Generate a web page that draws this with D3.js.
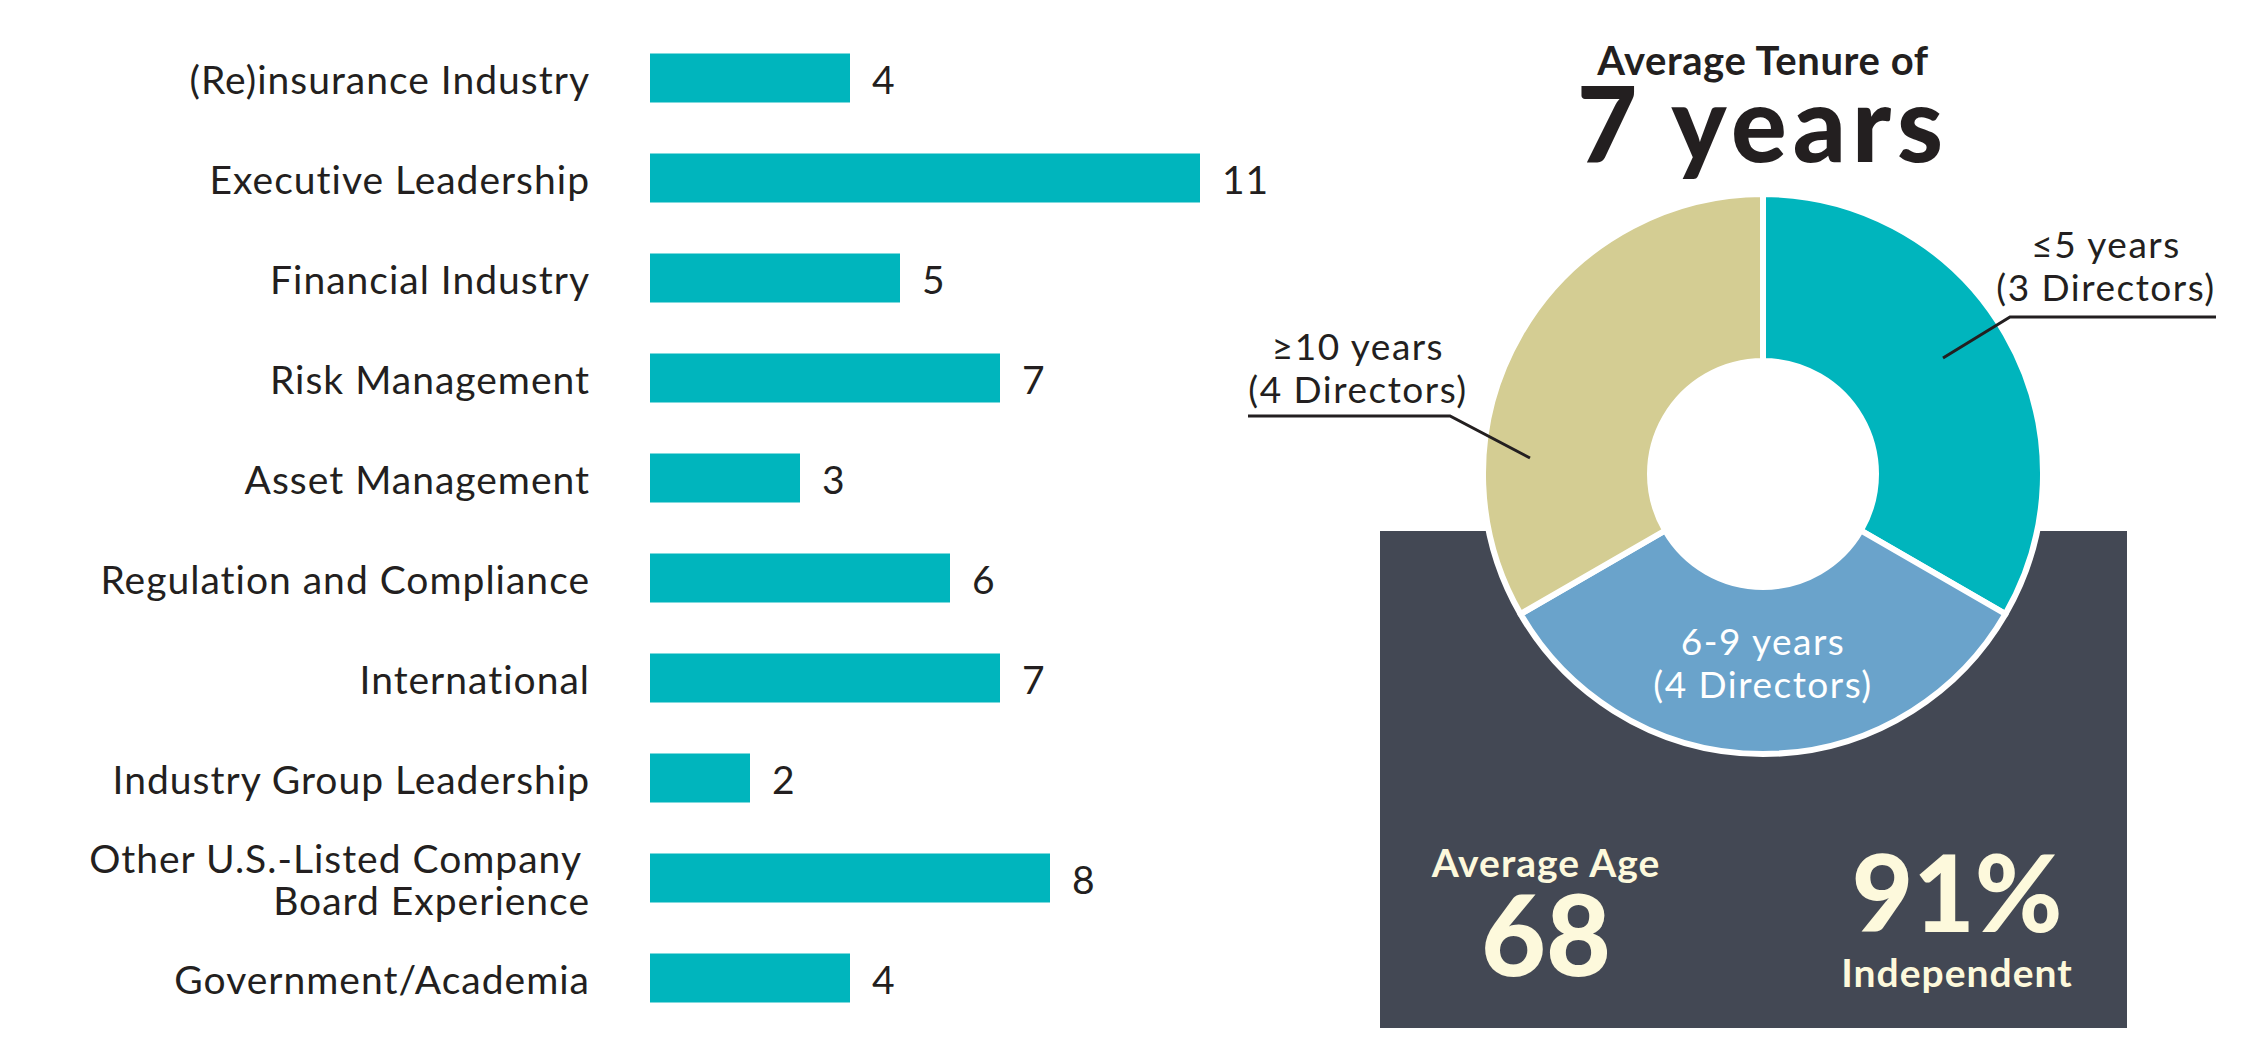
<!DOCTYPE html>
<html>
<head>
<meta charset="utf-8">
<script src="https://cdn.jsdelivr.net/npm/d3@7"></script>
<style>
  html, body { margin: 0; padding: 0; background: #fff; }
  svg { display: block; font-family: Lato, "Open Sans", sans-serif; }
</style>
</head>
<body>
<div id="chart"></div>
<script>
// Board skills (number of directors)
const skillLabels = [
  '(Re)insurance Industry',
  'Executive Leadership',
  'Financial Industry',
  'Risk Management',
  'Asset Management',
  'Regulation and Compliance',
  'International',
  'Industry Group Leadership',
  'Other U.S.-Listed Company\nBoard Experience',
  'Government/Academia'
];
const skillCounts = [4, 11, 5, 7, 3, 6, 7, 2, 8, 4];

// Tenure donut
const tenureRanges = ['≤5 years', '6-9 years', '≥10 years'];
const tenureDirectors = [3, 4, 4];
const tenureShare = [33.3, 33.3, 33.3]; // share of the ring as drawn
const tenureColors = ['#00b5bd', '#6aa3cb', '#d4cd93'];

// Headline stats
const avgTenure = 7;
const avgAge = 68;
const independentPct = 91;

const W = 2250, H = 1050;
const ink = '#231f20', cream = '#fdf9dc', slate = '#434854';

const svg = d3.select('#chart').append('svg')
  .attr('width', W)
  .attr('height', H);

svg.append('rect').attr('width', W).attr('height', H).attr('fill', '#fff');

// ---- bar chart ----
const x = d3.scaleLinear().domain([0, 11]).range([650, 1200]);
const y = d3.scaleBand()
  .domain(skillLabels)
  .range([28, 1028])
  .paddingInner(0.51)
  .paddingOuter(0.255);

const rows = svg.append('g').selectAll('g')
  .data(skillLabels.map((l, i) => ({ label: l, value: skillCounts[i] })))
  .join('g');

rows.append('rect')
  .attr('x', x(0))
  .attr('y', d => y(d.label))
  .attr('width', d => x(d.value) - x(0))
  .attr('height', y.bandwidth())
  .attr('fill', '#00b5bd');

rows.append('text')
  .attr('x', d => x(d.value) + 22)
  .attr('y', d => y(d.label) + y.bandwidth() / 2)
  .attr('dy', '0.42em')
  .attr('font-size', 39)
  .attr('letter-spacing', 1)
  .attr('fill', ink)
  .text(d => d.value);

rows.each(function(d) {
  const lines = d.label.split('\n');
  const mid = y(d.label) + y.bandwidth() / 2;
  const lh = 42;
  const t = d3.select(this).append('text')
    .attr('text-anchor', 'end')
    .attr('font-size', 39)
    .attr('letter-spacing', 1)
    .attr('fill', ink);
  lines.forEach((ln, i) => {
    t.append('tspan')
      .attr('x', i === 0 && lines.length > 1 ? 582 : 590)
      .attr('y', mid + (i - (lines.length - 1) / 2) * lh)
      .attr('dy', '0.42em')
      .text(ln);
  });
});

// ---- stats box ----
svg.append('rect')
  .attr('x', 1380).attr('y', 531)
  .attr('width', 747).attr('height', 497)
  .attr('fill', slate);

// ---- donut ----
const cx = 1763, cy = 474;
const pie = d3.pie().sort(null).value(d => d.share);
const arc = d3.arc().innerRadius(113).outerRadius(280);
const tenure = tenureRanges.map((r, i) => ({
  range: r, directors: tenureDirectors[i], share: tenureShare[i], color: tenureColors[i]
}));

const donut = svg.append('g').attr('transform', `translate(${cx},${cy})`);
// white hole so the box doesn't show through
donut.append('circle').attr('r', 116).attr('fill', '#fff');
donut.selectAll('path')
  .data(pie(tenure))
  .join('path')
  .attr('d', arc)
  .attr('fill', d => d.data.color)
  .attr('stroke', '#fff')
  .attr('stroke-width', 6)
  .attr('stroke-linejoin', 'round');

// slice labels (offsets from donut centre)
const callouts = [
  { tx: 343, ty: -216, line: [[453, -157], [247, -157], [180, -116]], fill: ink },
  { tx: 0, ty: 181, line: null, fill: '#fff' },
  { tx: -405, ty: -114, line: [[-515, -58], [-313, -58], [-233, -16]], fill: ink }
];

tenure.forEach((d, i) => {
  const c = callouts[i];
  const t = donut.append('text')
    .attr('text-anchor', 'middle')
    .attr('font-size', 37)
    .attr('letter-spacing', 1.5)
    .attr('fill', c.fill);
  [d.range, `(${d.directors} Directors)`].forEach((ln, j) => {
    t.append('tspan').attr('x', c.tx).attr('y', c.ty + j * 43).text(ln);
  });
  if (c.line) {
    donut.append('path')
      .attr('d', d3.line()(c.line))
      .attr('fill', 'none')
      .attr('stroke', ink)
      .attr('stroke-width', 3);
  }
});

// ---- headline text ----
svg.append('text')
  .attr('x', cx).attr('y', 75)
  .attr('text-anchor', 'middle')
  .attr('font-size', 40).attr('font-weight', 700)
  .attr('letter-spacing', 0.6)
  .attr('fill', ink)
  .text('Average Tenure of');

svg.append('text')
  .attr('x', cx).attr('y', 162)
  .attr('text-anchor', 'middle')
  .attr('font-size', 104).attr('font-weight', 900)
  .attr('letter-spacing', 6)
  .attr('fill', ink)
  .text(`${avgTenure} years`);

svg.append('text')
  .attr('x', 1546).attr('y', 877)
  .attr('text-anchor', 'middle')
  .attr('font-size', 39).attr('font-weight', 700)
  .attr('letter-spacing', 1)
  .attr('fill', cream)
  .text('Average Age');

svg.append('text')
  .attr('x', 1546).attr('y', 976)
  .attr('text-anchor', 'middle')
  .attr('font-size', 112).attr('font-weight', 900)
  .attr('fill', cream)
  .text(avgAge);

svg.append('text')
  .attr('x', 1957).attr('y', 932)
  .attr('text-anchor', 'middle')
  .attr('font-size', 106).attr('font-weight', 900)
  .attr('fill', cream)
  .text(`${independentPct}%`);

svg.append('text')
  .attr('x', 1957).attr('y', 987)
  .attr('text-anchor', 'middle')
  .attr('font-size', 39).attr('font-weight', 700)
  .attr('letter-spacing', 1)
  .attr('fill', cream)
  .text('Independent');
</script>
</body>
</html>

» **TASK STATEMENT**: Copy out every line of the material above exactly, skipping the pictures.

» **WRITTEN SOLUTION**:
Generate a web page that draws this with D3.js.
<!DOCTYPE html>
<html>
<head>
<meta charset="utf-8">
<script src="https://cdn.jsdelivr.net/npm/d3@7"></script>
<style>
  html, body { margin: 0; padding: 0; background: #fff; }
  svg { display: block; font-family: Lato, "Open Sans", sans-serif; }
</style>
</head>
<body>
<div id="chart"></div>
<script>
// Board skills (number of directors)
const skillLabels = [
  '(Re)insurance Industry',
  'Executive Leadership',
  'Financial Industry',
  'Risk Management',
  'Asset Management',
  'Regulation and Compliance',
  'International',
  'Industry Group Leadership',
  'Other U.S.-Listed Company\nBoard Experience',
  'Government/Academia'
];
const skillCounts = [4, 11, 5, 7, 3, 6, 7, 2, 8, 4];

// Tenure donut
const tenureRanges = ['≤5 years', '6-9 years', '≥10 years'];
const tenureDirectors = [3, 4, 4];
const tenureShare = [33.3, 33.3, 33.3]; // share of the ring as drawn
const tenureColors = ['#00b5bd', '#6aa3cb', '#d4cd93'];

// Headline stats
const avgTenure = 7;
const avgAge = 68;
const independentPct = 91;

const W = 2250, H = 1050;
const ink = '#231f20', cream = '#fdf9dc', slate = '#434854';

const svg = d3.select('#chart').append('svg')
  .attr('width', W)
  .attr('height', H);

svg.append('rect').attr('width', W).attr('height', H).attr('fill', '#fff');

// ---- bar chart ----
const x = d3.scaleLinear().domain([0, 11]).range([650, 1200]);
const y = d3.scaleBand()
  .domain(skillLabels)
  .range([28, 1028])
  .paddingInner(0.51)
  .paddingOuter(0.255);

const rows = svg.append('g').selectAll('g')
  .data(skillLabels.map((l, i) => ({ label: l, value: skillCounts[i] })))
  .join('g');

rows.append('rect')
  .attr('x', x(0))
  .attr('y', d => y(d.label))
  .attr('width', d => x(d.value) - x(0))
  .attr('height', y.bandwidth())
  .attr('fill', '#00b5bd');

rows.append('text')
  .attr('x', d => x(d.value) + 22)
  .attr('y', d => y(d.label) + y.bandwidth() / 2)
  .attr('dy', '0.42em')
  .attr('font-size', 39)
  .attr('letter-spacing', 1)
  .attr('fill', ink)
  .text(d => d.value);

rows.each(function(d) {
  const lines = d.label.split('\n');
  const mid = y(d.label) + y.bandwidth() / 2;
  const lh = 42;
  const t = d3.select(this).append('text')
    .attr('text-anchor', 'end')
    .attr('font-size', 39)
    .attr('letter-spacing', 1)
    .attr('fill', ink);
  lines.forEach((ln, i) => {
    t.append('tspan')
      .attr('x', i === 0 && lines.length > 1 ? 582 : 590)
      .attr('y', mid + (i - (lines.length - 1) / 2) * lh)
      .attr('dy', '0.42em')
      .text(ln);
  });
});

// ---- stats box ----
svg.append('rect')
  .attr('x', 1380).attr('y', 531)
  .attr('width', 747).attr('height', 497)
  .attr('fill', slate);

// ---- donut ----
const cx = 1763, cy = 474;
const pie = d3.pie().sort(null).value(d => d.share);
const arc = d3.arc().innerRadius(113).outerRadius(280);
const tenure = tenureRanges.map((r, i) => ({
  range: r, directors: tenureDirectors[i], share: tenureShare[i], color: tenureColors[i]
}));

const donut = svg.append('g').attr('transform', `translate(${cx},${cy})`);
// white hole so the box doesn't show through
donut.append('circle').attr('r', 116).attr('fill', '#fff');
donut.selectAll('path')
  .data(pie(tenure))
  .join('path')
  .attr('d', arc)
  .attr('fill', d => d.data.color)
  .attr('stroke', '#fff')
  .attr('stroke-width', 6)
  .attr('stroke-linejoin', 'round');

// slice labels (offsets from donut centre)
const callouts = [
  { tx: 343, ty: -216, line: [[453, -157], [247, -157], [180, -116]], fill: ink },
  { tx: 0, ty: 181, line: null, fill: '#fff' },
  { tx: -405, ty: -114, line: [[-515, -58], [-313, -58], [-233, -16]], fill: ink }
];

tenure.forEach((d, i) => {
  const c = callouts[i];
  const t = donut.append('text')
    .attr('text-anchor', 'middle')
    .attr('font-size', 37)
    .attr('letter-spacing', 1.5)
    .attr('fill', c.fill);
  [d.range, `(${d.directors} Directors)`].forEach((ln, j) => {
    t.append('tspan').attr('x', c.tx).attr('y', c.ty + j * 43).text(ln);
  });
  if (c.line) {
    donut.append('path')
      .attr('d', d3.line()(c.line))
      .attr('fill', 'none')
      .attr('stroke', ink)
      .attr('stroke-width', 3);
  }
});

// ---- headline text ----
svg.append('text')
  .attr('x', cx).attr('y', 75)
  .attr('text-anchor', 'middle')
  .attr('font-size', 40).attr('font-weight', 700)
  .attr('letter-spacing', 0.6)
  .attr('fill', ink)
  .text('Average Tenure of');

svg.append('text')
  .attr('x', cx).attr('y', 162)
  .attr('text-anchor', 'middle')
  .attr('font-size', 104).attr('font-weight', 900)
  .attr('letter-spacing', 6)
  .attr('fill', ink)
  .text(`${avgTenure} years`);

svg.append('text')
  .attr('x', 1546).attr('y', 877)
  .attr('text-anchor', 'middle')
  .attr('font-size', 39).attr('font-weight', 700)
  .attr('letter-spacing', 1)
  .attr('fill', cream)
  .text('Average Age');

svg.append('text')
  .attr('x', 1546).attr('y', 976)
  .attr('text-anchor', 'middle')
  .attr('font-size', 112).attr('font-weight', 900)
  .attr('fill', cream)
  .text(avgAge);

svg.append('text')
  .attr('x', 1957).attr('y', 932)
  .attr('text-anchor', 'middle')
  .attr('font-size', 106).attr('font-weight', 900)
  .attr('fill', cream)
  .text(`${independentPct}%`);

svg.append('text')
  .attr('x', 1957).attr('y', 987)
  .attr('text-anchor', 'middle')
  .attr('font-size', 39).attr('font-weight', 700)
  .attr('letter-spacing', 1)
  .attr('fill', cream)
  .text('Independent');
</script>
</body>
</html>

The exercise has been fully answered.